In the Middle Ages, “He who is not jealous cannot love”. In romance today, one lover making another jealous is prominent in romance. According to this rule those who play mind games really love each other. In today’s society using jealousy to keep a lover seems foolish. Being that trust is so big and is a possible integral part of love, it makes playing on jealousy counterproductive. This could be a speculation, but maybe in the Middle Ages, this rule was not associated with jealousy but with passion. What I mean by this is that a lover is willing to do anything for their love. Yes, even myself find making someone jealous to find true love is slightly petty but, modern romance still makes room for this ritual.

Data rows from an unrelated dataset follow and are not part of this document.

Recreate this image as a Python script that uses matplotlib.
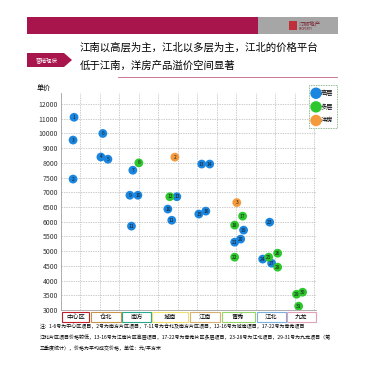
import numpy as np
import matplotlib
matplotlib.use('Agg')
import matplotlib.pyplot as plt
from matplotlib.patches import Rectangle, Polygon
from matplotlib.lines import Line2D
import matplotlib.transforms as mtransforms

plt.rcParams['font.family'] = ['Noto Sans CJK SC', 'DejaVu Sans']

# y axis tick labels (evenly spaced on the chart, top to bottom)
price_ticks = [12000, 11000, 10000, 9000, 8000, 7500, 7000, 6500, 6000, 5500, 5000, 4500, 4000, 3500, 3000]

# regions along the bottom, with their span on the x axis
regions = ['中心区', '仓北', '南方', '城南', '江南', '青秀', '江北', '九龙']
region_start = [0.05, 1.54, 3.13, 4.67, 6.62, 8.26, 10.05, 11.59]
region_end = [1.44, 3.08, 4.62, 6.51, 8.15, 9.95, 11.54, 13.08]

# projects: x position, average price, product type, number
proj_x = [0.67, 0.62, 0.62, 2.05, 2.41, 2.15,
          3.69, 4.00, 3.54, 3.95, 3.62,
          5.85, 5.59, 5.95, 5.49, 5.69,
          7.23, 7.64, 7.08, 7.44,
          9.03, 9.33, 8.92, 9.38, 9.23, 8.92, 8.92,
          10.72, 10.36, 10.67, 11.13, 10.82, 11.13,
          12.10, 12.41, 12.21]
proj_price = [11100, 7450, 9550, 8400, 8250, 10000,
              7750, 8000, 6900, 6900, 5850,
              8390, 6850, 6850, 6430, 6050,
              7960, 7960, 6260, 6360,
              6650, 6190, 5885, 5715, 5410, 5305, 4795,
              5985, 4730, 4795, 4930, 4590, 4455,
              3535, 3605, 3130]
proj_type = ['高层', '高层', '高层', '高层', '高层', '高层',
             '高层', '多层', '高层', '高层', '高层',
             '洋房', '多层', '高层', '高层', '高层',
             '高层', '高层', '高层', '高层',
             '洋房', '多层', '多层', '高层', '高层', '高层', '多层',
             '高层', '高层', '多层', '多层', '高层', '多层',
             '多层', '多层', '多层']
proj_no = ['1', '2', '3', '4', '5', '6',
           '7', '8', '9', '10', '11',
           '2', '12', '13', '10', '11',
           '13', '14', '15', '16',
           '3', '17', '18', '19', '20', '21', '22',
           '23', '24', '25', '26', '27', '28',
           '29', '30', '31']

type_names = ['高层', '多层', '洋房']
type_colors = {'高层': '#1a86e0', '多层': '#2ec82e', '洋房': '#f59a3c'}

region_edge = ['#c0202a', '#c8944a', '#2aa88a', '#eee070', '#d8b070', '#96d668', '#7cb0e0', '#e2a2b6']

W, H = 365, 370


def fx(x):
    return x / W


def fy(y):
    return 1 - y / H


# evenly spaced price scale
asc_prices = np.array(price_ticks[::-1] + [13000], dtype=float)
asc_pos = np.arange(len(asc_prices), dtype=float)


def forward(v):
    return np.interp(v, asc_prices, asc_pos)


def inverse(p):
    return np.interp(p, asc_pos, asc_prices)


fig = plt.figure(figsize=(W / 100, H / 100), dpi=100)

# header bar
fig.add_artist(Rectangle((fx(27), fy(34)), fx(231), 17 / H, transform=fig.transFigure,
                         facecolor='#a8144c', edgecolor='none'))
fig.add_artist(Rectangle((fx(258), fy(34)), fx(80), 17 / H, transform=fig.transFigure,
                         facecolor='#a6a6a6', edgecolor='none'))
fig.add_artist(Rectangle((fx(289), fy(30)), fx(8), 9 / H, transform=fig.transFigure,
                         facecolor='#c0303a', edgecolor='none'))
fig.text(fx(299), fy(24), '汀顺地产', fontsize=4, color='#7a2030', va='center')
fig.text(fx(299), fy(29.5), 'PROPERTY', fontsize=2, color='#7a2030', va='center')

# left tag
tag = Polygon([[fx(27), fy(53)], [fx(64), fy(53)], [fx(72), fy(60)], [fx(64), fy(67)], [fx(27), fy(67)]],
              closed=True, transform=fig.transFigure, facecolor='#a8144c', edgecolor='none')
fig.add_artist(tag)
fig.text(fx(47), fy(60), '营销现状', fontsize=4, color='white', ha='center', va='center')

fig.text(fx(80), fy(47), '江南以高层为主，江北以多层为主，江北的价格平台', fontsize=7.5, va='center')
fig.text(fx(80), fy(66), '低于江南，洋房产品溢价空间显著', fontsize=7.5, va='center')
fig.add_artist(Line2D([fx(118), fx(337)], [fy(77), fy(77)], transform=fig.transFigure,
                      color='#c06080', linewidth=0.6))

ax = fig.add_axes([fx(61), fy(310), fx(255), (310 - 93) / H])
ax.set_yscale('function', functions=(forward, inverse))
ax.set_ylim(3000, 12750)
ax.set_xlim(0, 13.1)

ax.set_yticks(price_ticks)
ax.set_yticklabels([str(p) for p in price_ticks], fontsize=5, color='#333333')
ax.set_xticks(np.arange(1, 14))
ax.set_xticklabels([])
ax.tick_params(length=0, pad=2)
ax.grid(True, color='#b8b8b8', linestyle=(0, (2, 1.5)), linewidth=0.5)
ax.set_axisbelow(True)
for side in ['top', 'right']:
    ax.spines[side].set_visible(False)
for side in ['left', 'bottom']:
    ax.spines[side].set_color('#a0a0a0')
    ax.spines[side].set_linewidth(0.6)
ax.text(-0.04, 1.005, '单价', transform=ax.transAxes, fontsize=5, ha='right', va='bottom')

for t in type_names:
    idx = [i for i, v in enumerate(proj_type) if v == t]
    ax.scatter([proj_x[i] for i in idx], [proj_price[i] for i in idx], s=40,
               color=type_colors[t], edgecolors='none', zorder=3, label=t)
for x, p, n in zip(proj_x, proj_price, proj_no):
    ax.text(x, p, n, fontsize=3.5, ha='center', va='center', color='#1a1a1a', zorder=4)

# region boxes below the plot
trans = mtransforms.blended_transform_factory(ax.transData, ax.transAxes)
for name, x0, x1, ec in zip(regions, region_start, region_end, region_edge):
    ax.add_patch(Rectangle((x0, -0.055), x1 - x0, 0.045, transform=trans, facecolor='white',
                           edgecolor=ec, linewidth=0.8, clip_on=False))
    ax.text((x0 + x1) / 2, -0.033, name, transform=trans, fontsize=4.5, ha='center', va='center')

leg = ax.legend(loc='upper left', bbox_to_anchor=(fx(306), fy(82)), bbox_transform=fig.transFigure,
                fontsize=4.5, frameon=True, handletextpad=0.2, borderpad=0.6, labelspacing=0.9,
                markerscale=1.3, handlelength=1.0)
leg.get_frame().set_edgecolor('#4a8a4a')
leg.get_frame().set_linestyle((0, (1, 1)))
leg.get_frame().set_linewidth(0.6)
leg.get_frame().set_boxstyle('square', pad=0)

notes = [
    '注：1-6号为中心区项目，2号为南方片区项目，7-11号为仓北及南方片区项目，12-16号为城南项目，17-22号为青秀项目',
    '江北片区项目价格较低，13-16号为江南片区高层项目，17-22号为青秀片区多层项目，23-28号为江北项目，29-31号为九龙项目（第',
    '三季度统计），价格为平均成交价格，单位：元/平方米',
]
for k, line in enumerate(notes):
    fig.text(fx(40), fy(326 + 11 * k), line, fontsize=3.6, va='center')

fig.savefig('out.png', dpi=100)
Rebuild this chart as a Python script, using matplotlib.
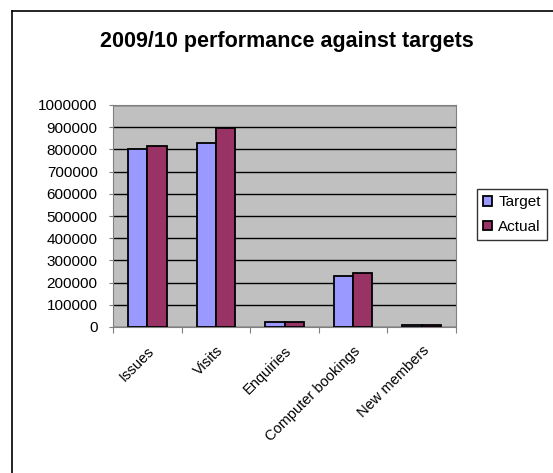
import numpy as np
import matplotlib.pyplot as plt
from matplotlib.lines import Line2D

categories = ["Issues", "Visits", "Enquiries", "Computer bookings", "New members"]
target = [800000, 827000, 24000, 231000, 7000]
actual = [817000, 898000, 24000, 242000, 7000]
yticks = list(range(0, 1000001, 100000))

plt.rcParams['font.family'] = ['Liberation Sans', 'DejaVu Sans']

fig = plt.figure(figsize=(5.53, 4.73), dpi=100)
W, H = 553, 473

# outer chart border (only left and top are inside the picture)
fig.lines.append(Line2D([12 / W, 12 / W], [0, 1 - 11 / H], transform=fig.transFigure,
                        color='black', linewidth=1.2))
fig.lines.append(Line2D([12 / W, 1], [1 - 11 / H, 1 - 11 / H], transform=fig.transFigure,
                        color='black', linewidth=1.2))

ax = fig.add_axes([113 / W, 1 - 327 / H, 343 / W, 222 / H])
ax.set_facecolor('#C0C0C0')

x = np.arange(len(categories))
w = 0.28
ax.bar(x - w / 2, target, w, color='#9999FF', edgecolor='black', linewidth=1.3,
       label='Target', zorder=3)
ax.bar(x + w / 2, actual, w, color='#993366', edgecolor='black', linewidth=1.3,
       label='Actual', zorder=3)

ax.set_xlim(-0.5, len(categories) - 0.5)
ax.set_ylim(0, 1000000)
ax.set_yticks(yticks)
ax.set_yticklabels([str(v) for v in yticks], fontsize=11)
ax.yaxis.grid(True, color='black', linewidth=1)
ax.set_axisbelow(True)

# category ticks at boundaries, labels at centers
ax.set_xticks(np.arange(len(categories) + 1) - 0.5)
ax.set_xticklabels([])
ax.set_xticks(x, minor=True)
ax.set_xticklabels(categories, minor=True, rotation=45, ha='right', va='top',
                   rotation_mode='anchor', fontsize=10.5)
ax.tick_params(axis='x', which='minor', length=0, pad=12)
ax.tick_params(axis='x', which='major', length=4, direction='out', color='#808080')
ax.tick_params(axis='y', length=3, direction='out', color='#808080', pad=8)

for s in ['top', 'right', 'left', 'bottom']:
    ax.spines[s].set_color('#808080')

fig.text(0.5 * (88 + 485) / W, 1 - 42 / H, "2009/10 performance against targets",
         ha='center', va='center', fontsize=15.5, fontweight='bold')

leg = fig.legend(loc='upper left', bbox_to_anchor=(477 / W, 1 - 189 / H),
                 fontsize=11, frameon=True, fancybox=False, edgecolor='black',
                 handlelength=0.6, handleheight=0.6, handletextpad=0.4,
                 borderpad=0.4, labelspacing=0.7, borderaxespad=0)
leg.get_frame().set_linewidth(1)

fig.savefig('out.png', dpi=100)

Courtly Love was definitely looked down upon by a large population of the intellectuals in the Middle Age society. The intellectuals that were in this society read things in Latin, and unfortunately Courtly Love was written in French. In today’s world, (a little speculation) people may put love off until they reach certain career goals or they think that they won’t find love because they are intelligent. Possibly, wealthy people today may not feel as if they have anything in common with someone who is less wealthy or less intelligent than them, so there is a minor correlation in intelligence and wealth in when love is involved in today’s society. Although, I believe that more people are open to understanding in today’s society than in the Middle Ages, I still find that minor correlation interesting to bring up.

Will the world ever revert back to these rules? I could never know in the world we are living in right now I would say that Modern lovers are trying to stray away from tradition instead of following rules. I know that Romance has changed since the days of Eleanor of Aquitaine but there is definitely some consistency in the way that men and women till play mind games, love has always been considered a two-way street, and lovers always have a common ground for passion and trust in relationships today. I loved seeing the correlation between Modern Romance and Romance in the Middle Ages.